Hunderte von behinderten Arbeiter*innen und jungen Menschen protestierten vor dem Parlament, während Reeves sprach. Gewerkschaftsführer*innen haben die Angriffe verurteilt. Die Generalsekretärin von Unite, Sharon Graham, sagte: “Wenn die Regierung den Weg einer Sparpolitik 2.0 einschlägt, bei der erneut Arbeiter*innen und Gemeinden den Preis zahlen, wird Unite nicht tatenlos zusehen.” Doch aus Hunderten könnten Tausende werden – wenn die Gewerkschaften führen.
Die Gewerkschaftsbewegung darf nicht nur die Angriffe der Labour-Partei auf die Schwächsten verurteilen, sondern muss darauf aufbauen und die Führung im Kampf gegen alle Sparmaßnahmen übernehmen – und die Arbeiter*innenklasse im gemeinsamen Widerstand vereinen. Die Socialist Party ruft die Gewerkschaften dazu auf, ihre enorme Autorität – die seit der Streikwelle 2022–23 gewachsen ist – zu nutzen, um eine massive Samstagsdemo gegen die Sparmaßnahmen auszurufen. Diese Demo darf kein einmaliger Ausdruck von Wut sein, sondern eine Vorbereitung auf den Kampf gegen die kommenden Angriffe.

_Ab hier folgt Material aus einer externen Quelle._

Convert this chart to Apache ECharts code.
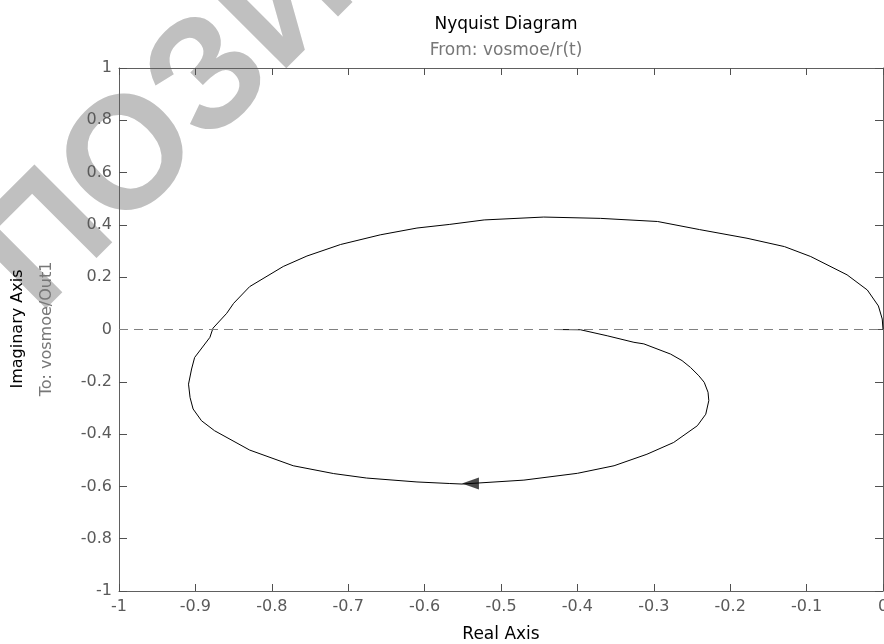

Reeves und Starmer haben ihre kapitalistische Orthodoxie auch mit der Verpflichtung zur Erhöhung der Verteidigungsausgaben um 2,2 Milliarden Pfund unter Beweis gestellt. Dies ist zugleich ein Versuch, sich bei Trump anzubiedern. Leider sagte auch Sharon Graham: ‚Die Regierung hat recht, in einer unsicheren Weltlage in unsere Verteidigung zu investieren. Aber erhöhte Verteidigungsausgaben dürfen nicht auf Kosten unserer öffentlichen Dienste, der britischen Industrie und der industriellen Infrastruktur erfolgen.‘
Doch das ist ein falscher Ansatz. Wie bei der fossilen Industrie muss die Arbeiter*innenklasse auch hier einen Übergang zu gesellschaftlich notwendiger Produktion fordern – sowie eine klare Ablehnung kapitalistischer Kriege weltweit. Ein solcher Übergang würde die Vergesellschaftung dieser Unternehmen beinhalten, während gleichzeitig die Arbeitsplätze und Einkommen der Arbeitnehmer*innen garantiert werden.

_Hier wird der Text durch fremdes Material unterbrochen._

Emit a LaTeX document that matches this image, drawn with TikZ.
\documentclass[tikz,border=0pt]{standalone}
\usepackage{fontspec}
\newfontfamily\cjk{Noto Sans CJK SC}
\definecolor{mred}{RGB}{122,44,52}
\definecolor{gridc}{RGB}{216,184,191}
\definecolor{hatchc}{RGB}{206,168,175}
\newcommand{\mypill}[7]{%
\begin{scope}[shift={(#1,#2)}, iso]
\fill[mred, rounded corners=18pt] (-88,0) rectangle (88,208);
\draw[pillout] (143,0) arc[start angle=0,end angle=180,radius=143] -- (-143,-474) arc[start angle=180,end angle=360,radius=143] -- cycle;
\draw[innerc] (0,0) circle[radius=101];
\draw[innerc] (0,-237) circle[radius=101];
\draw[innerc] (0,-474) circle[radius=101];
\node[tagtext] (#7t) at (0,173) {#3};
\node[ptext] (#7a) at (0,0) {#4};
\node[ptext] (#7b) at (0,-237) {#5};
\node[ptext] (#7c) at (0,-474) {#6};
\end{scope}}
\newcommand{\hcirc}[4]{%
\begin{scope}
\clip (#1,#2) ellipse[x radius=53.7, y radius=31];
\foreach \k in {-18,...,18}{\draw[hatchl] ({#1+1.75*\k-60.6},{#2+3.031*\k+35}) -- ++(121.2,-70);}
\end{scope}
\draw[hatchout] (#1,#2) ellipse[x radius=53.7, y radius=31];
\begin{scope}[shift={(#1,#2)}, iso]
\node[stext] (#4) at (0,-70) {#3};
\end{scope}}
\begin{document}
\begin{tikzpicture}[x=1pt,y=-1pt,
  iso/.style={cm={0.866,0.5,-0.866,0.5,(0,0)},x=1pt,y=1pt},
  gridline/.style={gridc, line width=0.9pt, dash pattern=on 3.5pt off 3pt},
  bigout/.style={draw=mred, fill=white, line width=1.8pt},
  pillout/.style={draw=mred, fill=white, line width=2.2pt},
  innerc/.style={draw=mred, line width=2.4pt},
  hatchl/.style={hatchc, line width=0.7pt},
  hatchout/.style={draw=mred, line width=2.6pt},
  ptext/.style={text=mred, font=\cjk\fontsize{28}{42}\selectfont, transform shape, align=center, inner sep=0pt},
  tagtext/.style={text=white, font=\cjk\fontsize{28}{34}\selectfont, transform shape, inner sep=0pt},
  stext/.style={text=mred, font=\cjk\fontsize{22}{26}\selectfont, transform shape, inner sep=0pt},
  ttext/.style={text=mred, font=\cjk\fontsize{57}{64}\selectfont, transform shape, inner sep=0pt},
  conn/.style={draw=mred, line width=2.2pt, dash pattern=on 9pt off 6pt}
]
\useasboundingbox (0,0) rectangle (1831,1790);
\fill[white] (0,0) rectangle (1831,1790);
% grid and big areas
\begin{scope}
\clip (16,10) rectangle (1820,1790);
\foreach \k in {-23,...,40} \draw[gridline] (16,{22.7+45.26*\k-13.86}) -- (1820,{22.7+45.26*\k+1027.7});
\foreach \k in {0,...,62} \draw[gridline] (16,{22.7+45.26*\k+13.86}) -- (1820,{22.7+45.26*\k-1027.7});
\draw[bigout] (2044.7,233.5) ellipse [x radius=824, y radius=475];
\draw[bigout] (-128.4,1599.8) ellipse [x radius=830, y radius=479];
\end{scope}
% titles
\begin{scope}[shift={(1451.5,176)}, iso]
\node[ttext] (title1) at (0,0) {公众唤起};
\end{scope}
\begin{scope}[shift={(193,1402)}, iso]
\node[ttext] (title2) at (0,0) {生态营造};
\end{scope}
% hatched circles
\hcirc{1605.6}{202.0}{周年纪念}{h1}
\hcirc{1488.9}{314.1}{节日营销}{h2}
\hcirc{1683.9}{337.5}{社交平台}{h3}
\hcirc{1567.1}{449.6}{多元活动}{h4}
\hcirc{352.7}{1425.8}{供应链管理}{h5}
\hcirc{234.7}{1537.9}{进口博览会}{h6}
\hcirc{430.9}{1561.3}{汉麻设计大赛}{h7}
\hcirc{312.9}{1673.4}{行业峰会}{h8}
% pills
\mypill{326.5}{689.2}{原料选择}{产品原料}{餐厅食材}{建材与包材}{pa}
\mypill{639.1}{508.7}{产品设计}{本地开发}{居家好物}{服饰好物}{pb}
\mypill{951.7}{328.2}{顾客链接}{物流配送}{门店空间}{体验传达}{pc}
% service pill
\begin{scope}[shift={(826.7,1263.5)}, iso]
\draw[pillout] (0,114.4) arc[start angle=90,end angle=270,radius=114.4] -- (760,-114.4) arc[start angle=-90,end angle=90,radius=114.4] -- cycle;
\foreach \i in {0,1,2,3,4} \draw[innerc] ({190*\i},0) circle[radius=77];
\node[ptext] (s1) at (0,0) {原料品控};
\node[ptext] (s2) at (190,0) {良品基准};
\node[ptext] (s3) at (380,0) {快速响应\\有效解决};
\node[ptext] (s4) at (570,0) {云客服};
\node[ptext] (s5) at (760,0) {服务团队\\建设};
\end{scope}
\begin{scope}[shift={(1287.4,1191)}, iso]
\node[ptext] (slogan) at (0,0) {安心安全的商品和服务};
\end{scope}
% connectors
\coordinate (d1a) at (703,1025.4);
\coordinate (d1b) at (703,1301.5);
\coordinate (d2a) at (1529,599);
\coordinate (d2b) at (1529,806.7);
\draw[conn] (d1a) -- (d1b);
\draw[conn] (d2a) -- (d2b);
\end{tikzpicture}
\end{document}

Die Angriffe auf Sozialleistungen und der nationalistische Fokus auf Verteidigung sind Versuche, Spaltung in unserer Klasse zu schüren – ganz im Stil der Tories mit ihrem Gerede über angebliche Sozialbetrüger*innen. Eine YouGov-Umfrage vom November letzten Jahres ergab, dass rund die Hälfte der Brit*innen (48 Prozent) der Meinung ist, dass Menschen mit Behinderungen zu wenig Unterstützung erhalten – während nur sechs bis sieben Prozent glauben, dass solche Gruppen zu viel Unterstützung durch das Sozialsystem erhalten. Ohne eine geeinte sozialistische Antwort der Arbeiter*innenklasse stellen diese Angriffe eine ernsthafte Bedrohung dar. Starmer und Reeves geben Reform UK und ihrem Hass Legitimität. Die organisierte Arbeiter*innenbewegung muss die Initiative ergreifen.